Why choose organic + DIY produce soak

Why choose organic + DIY produce soak

A 2001 study compared the nutrient content of five organic vegetables versus “conventionally” grown ones. The vegetables were organic carrots, lettuce, spinach, cabbage, and potatoes. Their findings showed that the organic group contained significantly more Magnesium, Vitamin C, Iron, and Phosphorus and fewer nitrates than the conventionally grown onesIn addition to more nutrients, organic foods contain fewer chemicals like pesticides, insecticides, fungicides, fertilizers, and weed killers that can be harmful to our health and the environment. 

Organic produce usually has a higher nutrient quality due to the soil.
Healthy soil provides essential oxygen, water, nutrients, and support to the roots of the plant. Soil is way more than just dirt, it contains a big community of diverse organisms that recycle essential nutrients, improve the structure of the soil and help to control diseases, weeds, and pests.
Healthy soil is not only healthy for us, but for the planet as well.

The effects of conventional farming practices reduce nutrient density of soil which negatively affects the micronutrients and phytochemicals of plants that support human health. Voting with our dollar and supporting local farmers who prioritize soil health and organic practices will result in nutrient-dense produce. 

While cost can be a concern when purchasing organic, there is still an affordable way to mitigate the chemicals that linger on our produce.

An easy DIY fruit + veg soak that involves water and vinegar can dissolve chemicals such as pesticides present on the skin of fruits and vegetables. The acid in the vinegar can kill about 98 percent of bacteria.

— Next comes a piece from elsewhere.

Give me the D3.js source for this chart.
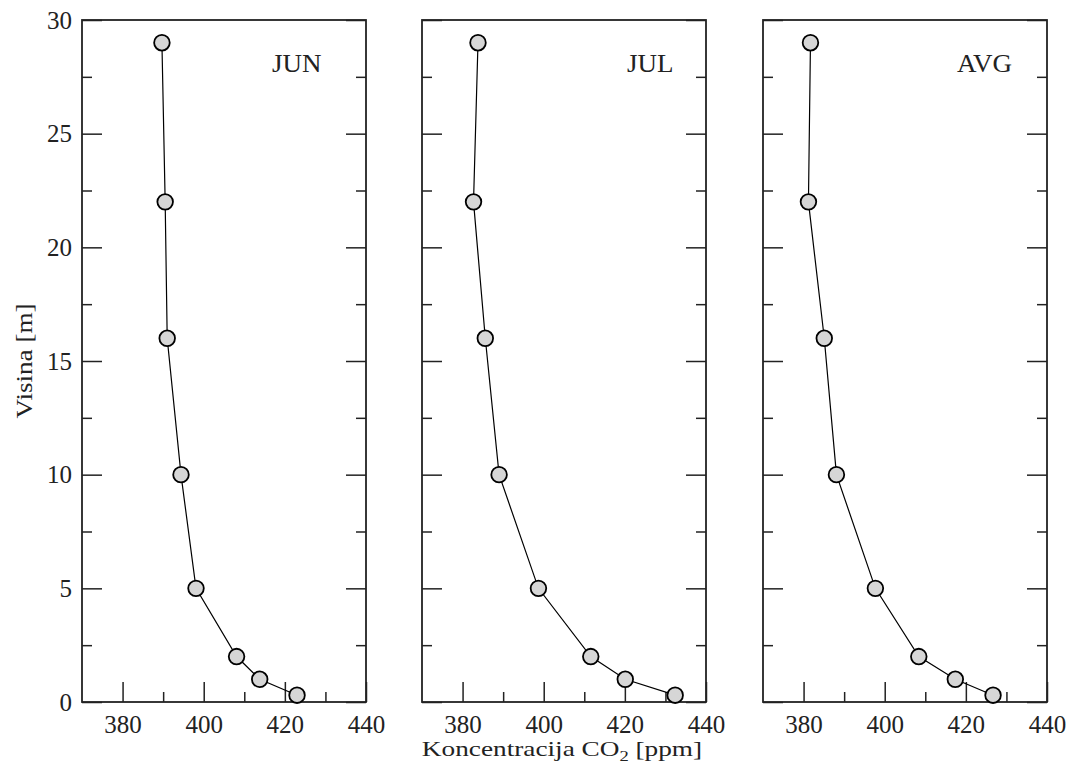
<!DOCTYPE html>
<html>
<head>
<meta charset="utf-8">
<script src="https://cdn.jsdelivr.net/npm/d3@7"></script>
<style>
  body { margin: 0; background: #fff; }
  text { font-family: "Liberation Serif", "Times New Roman", serif; fill: #222; }
</style>
</head>
<body>
<div id="chart"></div>
<script>
// heights [m] of the measurement points
var heights = [29, 22, 16, 10, 5, 2, 1, 0.3];
// CO2 concentration [ppm] per month
var jun = [389.7, 390.5, 391.0, 394.4, 398.1, 408.1, 413.8, 423.0];
var jul = [383.8, 382.7, 385.6, 389.0, 398.7, 411.6, 420.1, 432.4];
var avg = [381.7, 381.2, 385.1, 388.1, 397.7, 408.4, 417.4, 426.7];
var panelNames = ["JUN", "JUL", "AVG"];
var xTicks = [380, 400, 420, 440];
var xMinor = [390, 410, 430];
var yTicks = [0, 5, 10, 15, 20, 25, 30];
var yMinor = [2.5, 7.5, 12.5, 17.5, 22.5, 27.5];

var series = [jun, jul, avg];
var panelLeft = [82, 422, 763];
var labelX = [272, 627, 957];
var pw = 284, mTop = 20, ph = 682;

var svg = d3.select("#chart").append("svg")
    .attr("width", 1068).attr("height", 765);

var y = d3.scaleLinear().domain([0, 30]).range([ph, 0]);

series.forEach(function(vals, i) {
    var g = svg.append("g")
        .attr("transform", "translate(" + panelLeft[i] + "," + mTop + ")");
    var x = d3.scaleLinear().domain([370, 440]).range([0, pw]);

    // x ticks (inward)
    var xa = g.append("g").attr("transform", "translate(0," + ph + ")")
        .call(d3.axisBottom(x).tickValues(xTicks).tickSize(-20).tickFormat(d3.format("d")));
    xa.select(".domain").remove();
    xa.selectAll("line").attr("stroke", "#222").attr("stroke-width", 1.5);
    xa.selectAll("text").attr("y", 13).attr("font-size", 25).attr("fill", "#222")
        .style("font-family", "Liberation Serif");
    var xm = g.append("g").attr("transform", "translate(0," + ph + ")")
        .call(d3.axisBottom(x).tickValues(xMinor).tickSize(-10).tickFormat(""));
    xm.select(".domain").remove();
    xm.selectAll("line").attr("stroke", "#222").attr("stroke-width", 1.5);

    // y ticks left and right
    [[d3.axisLeft, 0], [d3.axisRight, pw]].forEach(function(a) {
        var ya = g.append("g").attr("transform", "translate(" + a[1] + ",0)")
            .call(a[0](y).tickValues(yTicks).tickSize(-20)
                .tickFormat(i === 0 && a[1] === 0 ? d3.format("d") : ""));
        ya.select(".domain").remove();
        ya.selectAll("line").attr("stroke", "#222").attr("stroke-width", 1.5);
        ya.selectAll("text").attr("x", -10).attr("font-size", 25).attr("fill", "#222")
            .style("font-family", "Liberation Serif");
        var ym = g.append("g").attr("transform", "translate(" + a[1] + ",0)")
            .call(a[0](y).tickValues(yMinor).tickSize(-10).tickFormat(""));
        ym.select(".domain").remove();
        ym.selectAll("line").attr("stroke", "#222").attr("stroke-width", 1.5);
    });

    // frame
    g.append("rect").attr("width", pw).attr("height", ph)
        .attr("fill", "none").attr("stroke", "#222").attr("stroke-width", 1.8);

    var pts = vals.map(function(v, k) { return [v, heights[k]]; });
    g.append("path").datum(pts)
        .attr("fill", "none").attr("stroke", "#000").attr("stroke-width", 1.2)
        .attr("d", d3.line().x(function(d) { return x(d[0]); }).y(function(d) { return y(d[1]); }));
    g.selectAll("circle").data(pts).enter().append("circle")
        .attr("cx", function(d) { return x(d[0]); })
        .attr("cy", function(d) { return y(d[1]); })
        .attr("r", 7.8)
        .attr("fill", "#d6d6d6").attr("stroke", "#000").attr("stroke-width", 1.8);

    g.append("text")
        .attr("transform", "translate(" + (labelX[i] - panelLeft[i]) + "," + (72 - mTop) + ") scale(1.08,1)")
        .attr("font-size", 25).text(panelNames[i]);
});

// axis titles
var xt = svg.append("text").attr("transform", "translate(562,756) scale(1.24,1)")
    .attr("text-anchor", "middle").attr("font-size", 22);
xt.append("tspan").text("Koncentracija CO");
xt.append("tspan").attr("dy", 5).attr("font-size", 15).text("2");
xt.append("tspan").attr("dy", -5).text(" [ppm]");

svg.append("text").attr("transform", "translate(32,361) rotate(-90) scale(1.18,1)")
    .attr("text-anchor", "middle").attr("font-size", 23).text("Visina [m]");
</script>
</body>
</html>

In a large bowl, you will want to mix ½ cup vinegar and 4 ½ cups of cool filtered water.  Soak the fruits and vegetables for up to 5 minutes. Rinse and run water on each item using your clean hands to rub the vegetables and fruits (for produce with firm skin, you can use a vegetable brush to scrub the surface).
Dry and store.



Barański, M., Średnicka-Tober, D., Volakakis, N., Seal, C., Sanderson, R., Stewart, G., . . . Leifert, C. (2014). Higher antioxidant and lower cadmium concentrations and lower incidence of pesticide residues in organically grown crops: A systematic literature review and meta-analyses. British Journal of Nutrition, 112(5), 794-811. doi:10.1017/S0007114514001366

Worthington V. Nutritional quality of organic versus conventional fruits, vegetables, and grains. J Altern Complement Med. 2001 Apr;7(2):161-73. doi: 10.1089/107555301750164244. PMID: 11327522.